Friends were shocked today to learn of the sudden and unexpected death of Mr. Luther C. Chastain at his home at 202 Reid Street this morning at about nine o’clock. His sudden passing was a source of great sorrow to many relatives and friends throughout the county and came so unexpectedly as to prove a severe blow for the gladsome Christmas season.
The funeral services will be held at the Primitive Baptist Church at the four o’clock on the afternoon of December 26th, with the Rev Bruce Hall and the Rev. T. F. Callaway officiating. Interment will be in Laurel Hill cemetery. Pallbearers will be Messrs. Russell Dickey, Jack Chastain, Robert Chastain, Mack Chastain, Jimmie Chastain and Paul Chastain. Honorary pallbearers are Messrs. P.C. Searcy, Young Vann, E.C. Cochran, Bob. Chastain, John Dixon, and J. W. Blanton.

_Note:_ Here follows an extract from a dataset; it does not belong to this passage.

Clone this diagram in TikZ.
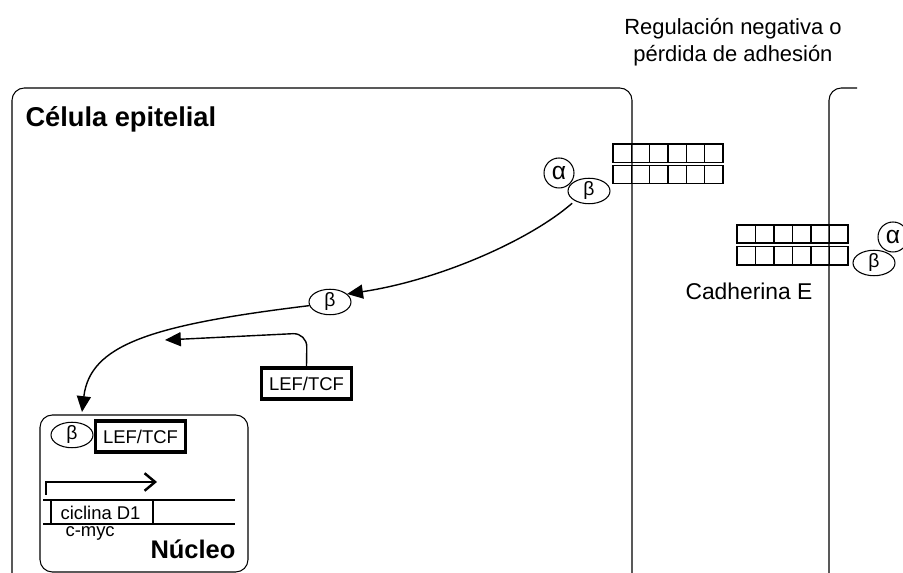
\documentclass[tikz,border=0pt]{standalone}
\usepackage{fontspec}
\setmainfont{Liberation Sans}
\usetikzlibrary{arrows.meta,positioning,shapes.geometric}

\tikzset{
  alphanode/.style={circle,draw,fill=white,minimum size=0.6cm,inner sep=0pt,font=\fontsize{14}{14}\selectfont},
  betanode/.style={ellipse,draw,fill=white,minimum width=0.84cm,minimum height=0.44cm,inner sep=0pt,font=\fontsize{11}{11}\selectfont},
  lefbox/.style={draw,line width=1.8pt,minimum width=1.8cm,minimum height=0.62cm,inner sep=2pt,font=\fontsize{10.5}{12}\selectfont},
  smalltxt/.style={inner sep=0pt,font=\fontsize{10.5}{12}\selectfont},
  signal/.style={->,line width=0.8pt},
}

\begin{document}
\begin{tikzpicture}[x=0.02cm,y=-0.02cm,>={Triangle[length=9pt,width=8pt]},line width=0.6pt]
\clip (0,0) rectangle (903,573);
\fill[white] (0,0) rectangle (903,573);
\draw[rounded corners=7pt] (12,600) -- (12,88) -- (632,88) -- (632,600);
\draw[rounded corners=7pt] (829,600) -- (829,88) -- (857,88);
\node[anchor=base west,inner sep=0pt,font=\fontsize{15.5}{18}\bfseries] (title) at (25,127) {Célula epitelial};
\node[align=center,inner sep=0pt,font=\fontsize{12.5}{15.3}\selectfont] (reg) at (733,42) {Regulación negativa o\\pérdida de adhesión};
\foreach \x in {0,...,5} {
  \draw[line width=0.8pt] (613+\x*18.33,144) rectangle ++(18.33,18.5);
  \draw[line width=0.8pt] (613+\x*18.33,165.5) rectangle ++(18.33,18);
  \draw[line width=0.8pt] (737+\x*18.5,225) rectangle ++(18.5,18);
  \draw[line width=0.8pt] (737+\x*18.5,246.5) rectangle ++(18.5,18.5);
}
\node[anchor=base west,inner sep=0pt,font=\fontsize{13}{15}\selectfont] (cad) at (685,300) {Cadherina E};
\node[alphanode] (a1) at (559,173) {α};
\node[betanode] (b1) at (589,191) {β};
\node[alphanode] (a2) at (893,237) {α};
\node[betanode] (b2) at (874,263) {β};
\node[betanode] (bm) at (330,302) {β};
\node[lefbox] (lef) at (306.5,383.5) {LEF/TCF};
\coordinate (lefin) at (165,340);
\node[draw,rounded corners=7pt,minimum width=4.16cm,minimum height=3.14cm,inner sep=0pt] (nuc) at (144,493.5) {};
\coordinate (nin) at (82,412);
\node[betanode] (bn) at (72,435) {β};
\node[lefbox] (lefn) at (140.5,436.5) {LEF/TCF};
\draw[line width=1.4pt,-{Straight Barb[length=6pt,width=10pt]}] (46,495) |- (157,482);
\draw (43,500) -- (235,500) (43,524) -- (235,524);
\draw (51,500) -- (51,524) (153,500) -- (153,524);
\node[smalltxt,anchor=base west] (cyc) at (60,520) {ciclina D1};
\node[smalltxt,anchor=base west] (myc) at (65,537) {c-myc};
\node[anchor=base east,inner sep=0pt,font=\fontsize{14.5}{17}\bfseries] (nucl) at (236,559) {Núcleo};
\draw[signal,shorten <=2pt] (b1.215) .. controls (530,240) and (440,280) .. (bm.25);
\draw[signal] (bm.190) .. controls (150,325) and (90,345) .. (nin);
\draw[signal,rounded corners=8pt] (lef.north) -- (307,333) -- (lefin);
\end{tikzpicture}
\end{document}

The deceased was a native of Thomas county, born October 21st 1884, son of James and Sarah Aldredge Chastain. After attending county schools until a young man he was married to Miss Mary E. Harrell on July 4th, 1915. She survives together with four sons, B.W., L.C. Jr., P.M. and Konrad Chastain and two daughters, Mrs. Bob Dupree and Miss Oresa Chastain of Thomasville. There is one brother T.H. Chastain of Plant City, Fla., and four sisters, Mrs. J. M. Robison, Gurley Ala., Mrs. J. M. Barrow, Mrs. J. W. Cooley of LaFayette, Ga. and Mrs. G.A. Cooley of this city.
For his entire lifetime Mr. Chastain has been a resident of this city and county. He has been a most useful citizen, unassuming, energetic, civic minded and wholly reliable in everything that he pledged or at tempted to do. His character was such as to endear him to many people in all walks of life and to bring to him friends, confident of his virtues and faithful in fellowship. It is a sad blow to many to know that he has gone and particularly to those whom he served in various mercantile capacitates during his life here .
Funeral services will be held by Whiddon’s Funeral Home.